## Material provided
------------------------------------

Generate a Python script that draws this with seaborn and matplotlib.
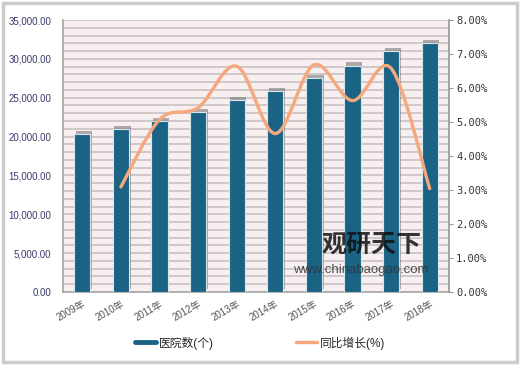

------------------------------------

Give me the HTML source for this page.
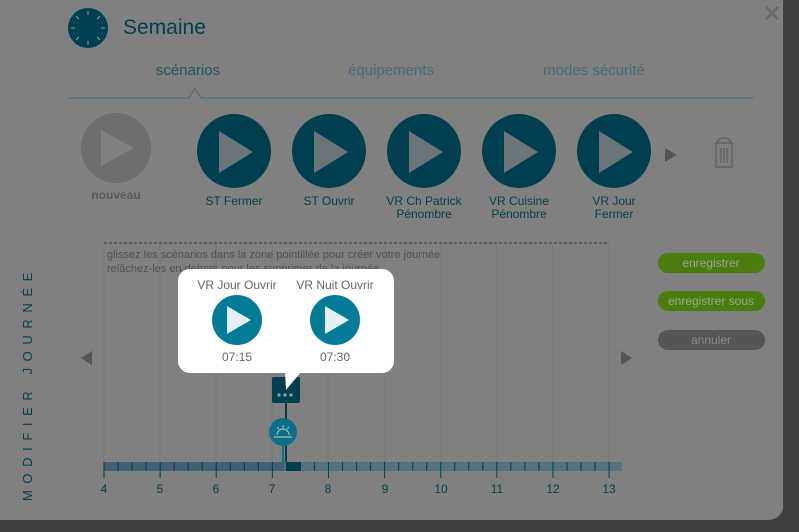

------------------------------------

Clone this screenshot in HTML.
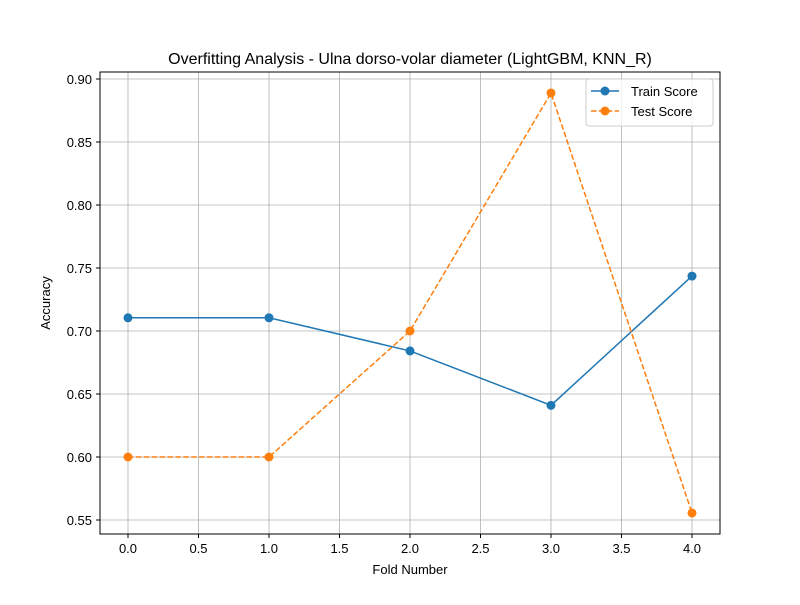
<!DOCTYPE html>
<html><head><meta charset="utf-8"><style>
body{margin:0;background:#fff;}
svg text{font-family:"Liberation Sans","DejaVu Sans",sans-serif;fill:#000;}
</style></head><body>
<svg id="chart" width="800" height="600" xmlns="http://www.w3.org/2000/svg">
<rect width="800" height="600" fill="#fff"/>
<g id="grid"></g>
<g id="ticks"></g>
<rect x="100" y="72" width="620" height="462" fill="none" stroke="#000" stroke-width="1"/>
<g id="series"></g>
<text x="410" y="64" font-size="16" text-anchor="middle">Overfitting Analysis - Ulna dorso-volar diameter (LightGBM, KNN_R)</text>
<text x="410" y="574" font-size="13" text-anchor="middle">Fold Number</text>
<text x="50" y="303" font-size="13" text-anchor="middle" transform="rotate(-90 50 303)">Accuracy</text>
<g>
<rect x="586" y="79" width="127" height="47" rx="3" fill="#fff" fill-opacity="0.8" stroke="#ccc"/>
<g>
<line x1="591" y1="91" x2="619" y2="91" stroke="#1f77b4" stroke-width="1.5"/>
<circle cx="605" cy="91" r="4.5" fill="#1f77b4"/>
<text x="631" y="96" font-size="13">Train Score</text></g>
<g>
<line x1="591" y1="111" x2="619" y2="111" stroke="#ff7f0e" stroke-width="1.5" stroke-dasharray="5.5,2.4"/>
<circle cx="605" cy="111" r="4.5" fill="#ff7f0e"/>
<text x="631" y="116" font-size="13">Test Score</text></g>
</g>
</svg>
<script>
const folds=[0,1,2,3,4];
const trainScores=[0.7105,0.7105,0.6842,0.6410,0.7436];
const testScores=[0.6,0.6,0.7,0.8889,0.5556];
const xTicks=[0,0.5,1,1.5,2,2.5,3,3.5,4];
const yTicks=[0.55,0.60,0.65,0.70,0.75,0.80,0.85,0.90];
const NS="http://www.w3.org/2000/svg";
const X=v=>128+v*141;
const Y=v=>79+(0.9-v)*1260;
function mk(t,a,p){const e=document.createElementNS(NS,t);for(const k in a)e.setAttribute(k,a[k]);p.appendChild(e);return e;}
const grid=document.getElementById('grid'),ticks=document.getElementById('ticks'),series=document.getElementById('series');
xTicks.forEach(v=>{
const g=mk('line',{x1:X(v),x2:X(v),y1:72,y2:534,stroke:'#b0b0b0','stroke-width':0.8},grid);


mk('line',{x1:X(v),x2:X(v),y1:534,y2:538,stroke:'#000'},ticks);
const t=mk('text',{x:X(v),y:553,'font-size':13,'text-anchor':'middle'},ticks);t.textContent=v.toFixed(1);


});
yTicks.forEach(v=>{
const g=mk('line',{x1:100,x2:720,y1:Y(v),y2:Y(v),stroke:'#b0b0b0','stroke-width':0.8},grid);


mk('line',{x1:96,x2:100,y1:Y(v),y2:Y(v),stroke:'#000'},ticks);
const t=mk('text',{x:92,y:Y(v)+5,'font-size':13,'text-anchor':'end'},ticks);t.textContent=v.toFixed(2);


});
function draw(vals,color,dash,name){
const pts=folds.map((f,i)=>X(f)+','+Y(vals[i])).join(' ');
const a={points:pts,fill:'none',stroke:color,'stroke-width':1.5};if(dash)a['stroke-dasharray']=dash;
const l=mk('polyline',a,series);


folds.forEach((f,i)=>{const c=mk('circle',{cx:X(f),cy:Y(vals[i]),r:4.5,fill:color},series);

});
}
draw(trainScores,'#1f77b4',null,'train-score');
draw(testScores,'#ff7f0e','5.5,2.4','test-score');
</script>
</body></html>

------------------------------------

## Problem to work on
Extract each line holding the string "this".

## Written solution
Generate a Python script that draws this with seaborn and matplotlib.
Give me the HTML source for this page.
Clone this screenshot in HTML.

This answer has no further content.